_DIRECTIONS FOR THIS TASK_
Below are the records; pull every line that includes "with".

>> Begin PROVIDED RECORDS

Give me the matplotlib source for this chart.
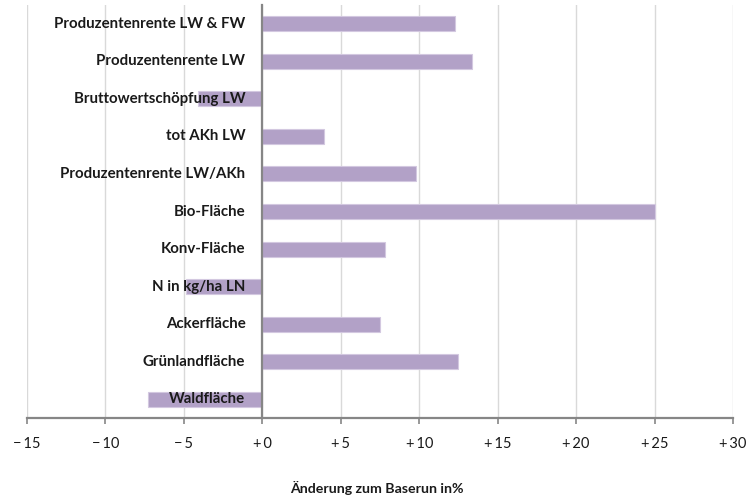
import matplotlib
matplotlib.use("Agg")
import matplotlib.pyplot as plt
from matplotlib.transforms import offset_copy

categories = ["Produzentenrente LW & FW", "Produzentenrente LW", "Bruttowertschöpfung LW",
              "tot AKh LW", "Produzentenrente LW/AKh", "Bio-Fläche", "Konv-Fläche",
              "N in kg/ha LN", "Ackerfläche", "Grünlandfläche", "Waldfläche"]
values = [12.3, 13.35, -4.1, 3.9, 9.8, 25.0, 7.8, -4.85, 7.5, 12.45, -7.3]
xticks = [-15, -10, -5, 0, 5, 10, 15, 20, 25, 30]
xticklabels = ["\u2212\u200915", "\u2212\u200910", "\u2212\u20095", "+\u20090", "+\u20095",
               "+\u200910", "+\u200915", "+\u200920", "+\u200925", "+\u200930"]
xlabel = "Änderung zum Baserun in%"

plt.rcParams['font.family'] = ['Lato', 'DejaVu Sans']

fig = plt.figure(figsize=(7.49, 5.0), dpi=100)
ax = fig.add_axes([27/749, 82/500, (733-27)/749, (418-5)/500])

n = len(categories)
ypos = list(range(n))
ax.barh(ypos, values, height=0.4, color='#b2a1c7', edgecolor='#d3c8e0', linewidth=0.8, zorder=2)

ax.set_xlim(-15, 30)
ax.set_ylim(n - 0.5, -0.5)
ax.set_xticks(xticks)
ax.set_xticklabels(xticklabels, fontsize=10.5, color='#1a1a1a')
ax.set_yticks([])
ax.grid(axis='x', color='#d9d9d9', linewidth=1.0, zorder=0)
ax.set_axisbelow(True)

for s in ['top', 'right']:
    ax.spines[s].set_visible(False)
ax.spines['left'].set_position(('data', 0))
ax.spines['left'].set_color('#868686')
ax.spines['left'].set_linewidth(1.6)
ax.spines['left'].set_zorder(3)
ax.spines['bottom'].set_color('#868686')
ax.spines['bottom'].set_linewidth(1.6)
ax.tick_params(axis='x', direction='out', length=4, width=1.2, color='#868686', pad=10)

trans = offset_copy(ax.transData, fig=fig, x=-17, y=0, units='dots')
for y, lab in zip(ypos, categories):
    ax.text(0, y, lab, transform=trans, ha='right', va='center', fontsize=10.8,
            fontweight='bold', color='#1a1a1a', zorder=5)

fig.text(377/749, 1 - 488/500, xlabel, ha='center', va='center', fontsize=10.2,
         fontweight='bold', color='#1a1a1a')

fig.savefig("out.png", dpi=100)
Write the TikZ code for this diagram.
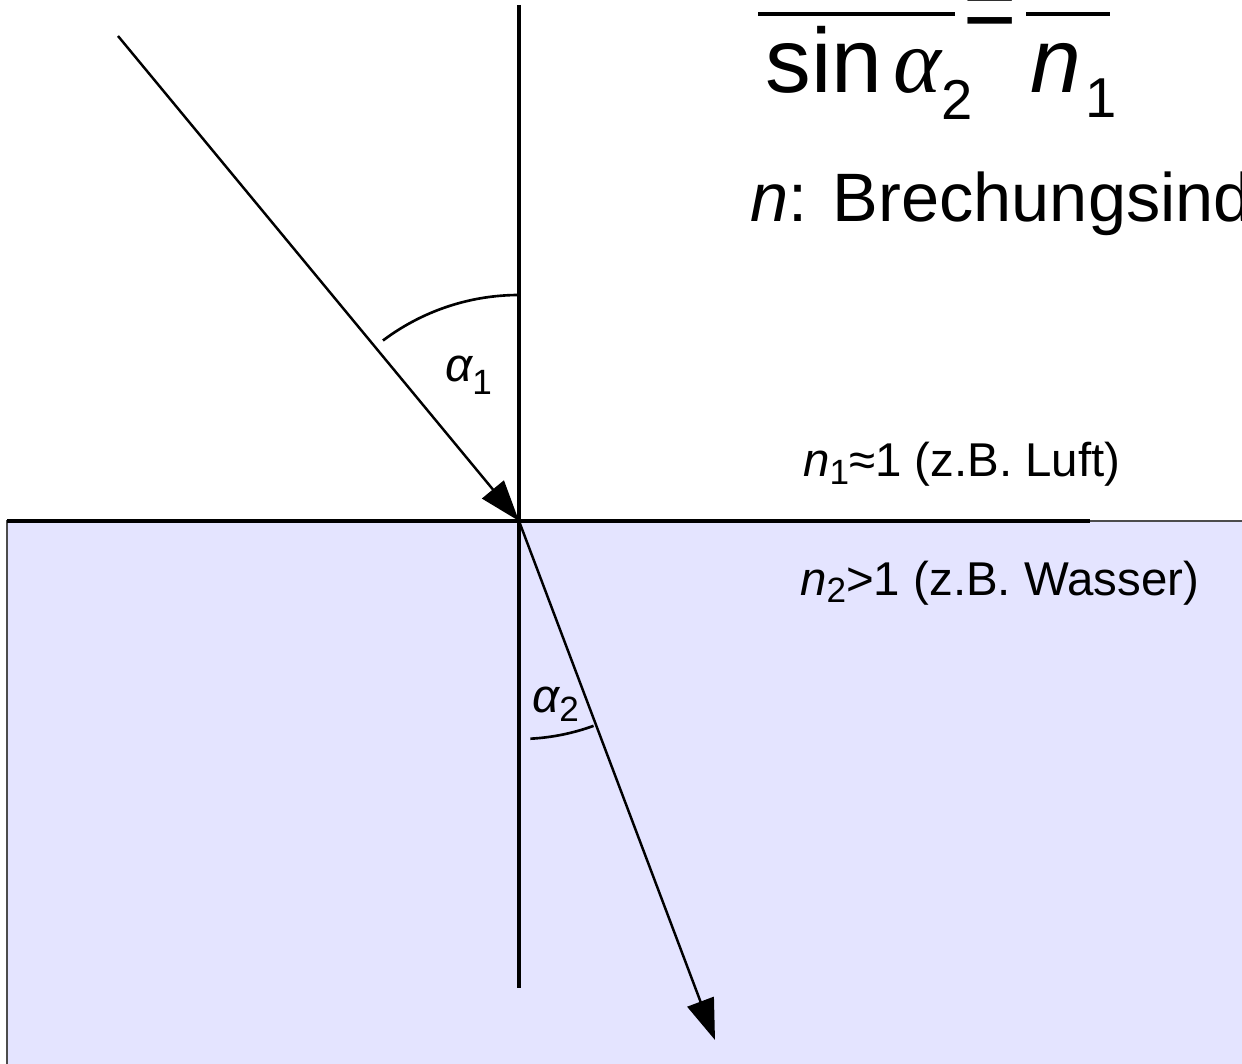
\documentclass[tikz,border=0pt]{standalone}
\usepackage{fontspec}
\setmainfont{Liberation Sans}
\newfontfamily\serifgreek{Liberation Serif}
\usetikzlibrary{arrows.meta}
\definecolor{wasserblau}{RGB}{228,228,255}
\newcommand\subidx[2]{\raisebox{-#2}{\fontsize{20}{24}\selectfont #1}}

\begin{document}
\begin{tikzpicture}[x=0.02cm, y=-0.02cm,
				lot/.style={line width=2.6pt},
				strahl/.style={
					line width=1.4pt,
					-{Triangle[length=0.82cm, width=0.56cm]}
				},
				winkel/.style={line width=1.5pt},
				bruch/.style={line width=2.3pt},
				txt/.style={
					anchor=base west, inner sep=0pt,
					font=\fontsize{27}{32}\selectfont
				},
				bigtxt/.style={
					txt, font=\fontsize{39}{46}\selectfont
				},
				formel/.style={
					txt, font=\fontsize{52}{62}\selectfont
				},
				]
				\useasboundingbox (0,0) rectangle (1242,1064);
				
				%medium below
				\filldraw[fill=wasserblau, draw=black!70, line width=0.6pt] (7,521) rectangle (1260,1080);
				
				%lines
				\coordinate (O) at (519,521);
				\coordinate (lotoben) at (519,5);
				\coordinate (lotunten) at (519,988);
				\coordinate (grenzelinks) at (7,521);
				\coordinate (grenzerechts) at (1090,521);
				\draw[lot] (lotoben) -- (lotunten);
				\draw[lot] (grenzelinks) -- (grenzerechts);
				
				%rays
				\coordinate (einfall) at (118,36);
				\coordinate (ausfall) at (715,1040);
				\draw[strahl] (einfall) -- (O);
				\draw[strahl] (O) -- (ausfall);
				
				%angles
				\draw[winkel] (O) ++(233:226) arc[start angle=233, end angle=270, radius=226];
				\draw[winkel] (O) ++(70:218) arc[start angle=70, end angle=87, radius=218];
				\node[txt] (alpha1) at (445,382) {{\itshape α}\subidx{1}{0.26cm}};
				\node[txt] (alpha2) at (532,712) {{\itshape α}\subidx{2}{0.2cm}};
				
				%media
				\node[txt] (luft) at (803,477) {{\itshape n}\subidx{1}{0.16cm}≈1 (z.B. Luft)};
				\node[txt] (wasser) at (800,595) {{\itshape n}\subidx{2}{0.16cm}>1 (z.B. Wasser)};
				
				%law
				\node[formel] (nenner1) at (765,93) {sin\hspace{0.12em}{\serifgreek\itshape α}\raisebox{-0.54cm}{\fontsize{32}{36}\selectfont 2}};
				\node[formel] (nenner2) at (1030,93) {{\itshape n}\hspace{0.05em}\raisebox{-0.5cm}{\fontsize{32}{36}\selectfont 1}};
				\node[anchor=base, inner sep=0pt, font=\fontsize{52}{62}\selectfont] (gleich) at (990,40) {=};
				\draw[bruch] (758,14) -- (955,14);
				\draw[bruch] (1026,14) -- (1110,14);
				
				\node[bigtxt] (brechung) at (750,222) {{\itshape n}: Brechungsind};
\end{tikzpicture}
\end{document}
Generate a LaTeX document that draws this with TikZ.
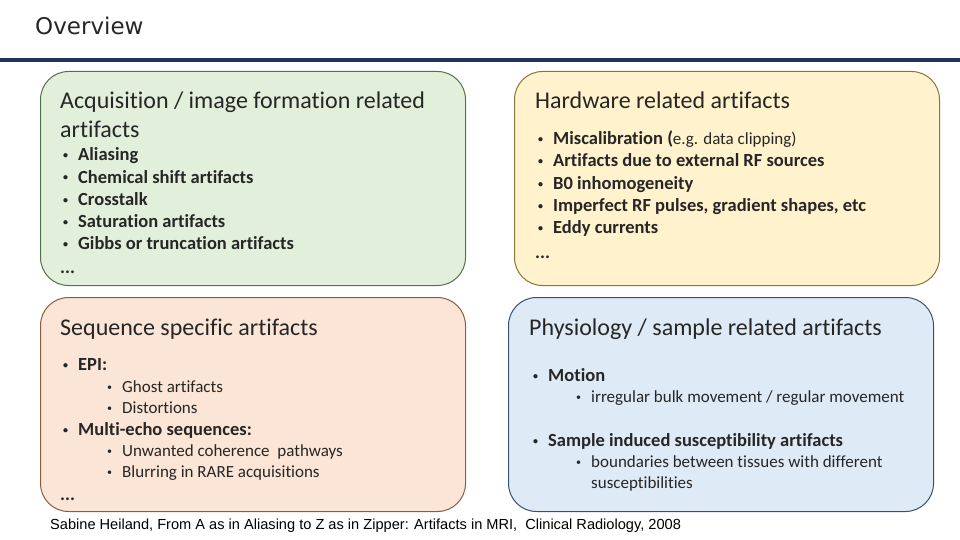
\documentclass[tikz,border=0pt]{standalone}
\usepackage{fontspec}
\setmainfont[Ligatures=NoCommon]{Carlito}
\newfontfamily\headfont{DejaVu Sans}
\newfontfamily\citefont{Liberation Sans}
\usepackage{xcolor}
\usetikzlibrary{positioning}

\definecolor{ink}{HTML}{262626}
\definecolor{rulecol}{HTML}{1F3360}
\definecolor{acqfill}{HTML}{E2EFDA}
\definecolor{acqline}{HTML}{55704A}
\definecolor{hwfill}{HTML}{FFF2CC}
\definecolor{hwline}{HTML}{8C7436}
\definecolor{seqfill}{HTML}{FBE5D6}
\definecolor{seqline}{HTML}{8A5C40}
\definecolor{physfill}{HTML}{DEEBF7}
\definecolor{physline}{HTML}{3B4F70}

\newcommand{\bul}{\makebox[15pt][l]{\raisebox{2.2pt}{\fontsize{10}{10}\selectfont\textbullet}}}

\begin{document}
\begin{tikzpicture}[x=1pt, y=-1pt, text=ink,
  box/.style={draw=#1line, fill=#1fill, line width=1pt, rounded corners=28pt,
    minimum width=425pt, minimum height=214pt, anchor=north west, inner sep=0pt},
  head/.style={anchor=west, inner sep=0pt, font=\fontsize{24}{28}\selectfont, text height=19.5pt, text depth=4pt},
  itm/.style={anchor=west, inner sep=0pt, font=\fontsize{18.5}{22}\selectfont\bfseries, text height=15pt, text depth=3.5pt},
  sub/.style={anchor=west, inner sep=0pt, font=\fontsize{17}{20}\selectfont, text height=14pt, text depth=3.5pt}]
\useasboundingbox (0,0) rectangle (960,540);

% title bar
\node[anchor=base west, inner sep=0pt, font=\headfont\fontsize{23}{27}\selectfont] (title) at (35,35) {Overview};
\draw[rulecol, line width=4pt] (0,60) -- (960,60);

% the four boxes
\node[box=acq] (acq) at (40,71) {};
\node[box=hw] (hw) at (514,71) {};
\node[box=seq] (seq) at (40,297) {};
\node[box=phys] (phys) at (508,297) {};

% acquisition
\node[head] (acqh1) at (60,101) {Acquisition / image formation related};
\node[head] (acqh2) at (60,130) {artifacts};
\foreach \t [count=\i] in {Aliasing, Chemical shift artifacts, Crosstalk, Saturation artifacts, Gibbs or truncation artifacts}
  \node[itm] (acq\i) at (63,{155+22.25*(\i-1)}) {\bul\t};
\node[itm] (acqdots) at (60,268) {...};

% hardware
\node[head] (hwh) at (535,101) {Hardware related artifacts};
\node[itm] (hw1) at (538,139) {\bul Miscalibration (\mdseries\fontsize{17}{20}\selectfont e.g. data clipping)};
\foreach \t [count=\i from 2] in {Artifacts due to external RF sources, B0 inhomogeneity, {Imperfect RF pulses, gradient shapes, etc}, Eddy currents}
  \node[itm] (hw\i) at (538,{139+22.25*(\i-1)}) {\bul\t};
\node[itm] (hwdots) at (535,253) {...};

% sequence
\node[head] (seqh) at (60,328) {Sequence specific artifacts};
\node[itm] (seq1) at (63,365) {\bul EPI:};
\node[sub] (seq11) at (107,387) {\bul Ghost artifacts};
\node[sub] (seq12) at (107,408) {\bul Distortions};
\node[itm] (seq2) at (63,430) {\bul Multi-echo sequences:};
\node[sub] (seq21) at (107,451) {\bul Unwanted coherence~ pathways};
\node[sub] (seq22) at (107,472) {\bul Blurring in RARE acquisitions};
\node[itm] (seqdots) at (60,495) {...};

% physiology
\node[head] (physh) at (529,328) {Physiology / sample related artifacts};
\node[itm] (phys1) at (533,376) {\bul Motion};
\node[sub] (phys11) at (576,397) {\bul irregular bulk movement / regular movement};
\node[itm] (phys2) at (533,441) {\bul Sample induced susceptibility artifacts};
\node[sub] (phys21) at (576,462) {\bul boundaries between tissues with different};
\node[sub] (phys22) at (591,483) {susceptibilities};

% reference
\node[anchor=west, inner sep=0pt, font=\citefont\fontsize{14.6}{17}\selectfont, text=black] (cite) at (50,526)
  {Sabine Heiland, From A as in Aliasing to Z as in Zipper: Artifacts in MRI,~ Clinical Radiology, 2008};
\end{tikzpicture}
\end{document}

>> End PROVIDED RECORDS

_EXERCISE RESULT_
Generate a LaTeX document that draws this with TikZ.
\node[sub] (phys21) at (576,462) {\bul boundaries between tissues with different};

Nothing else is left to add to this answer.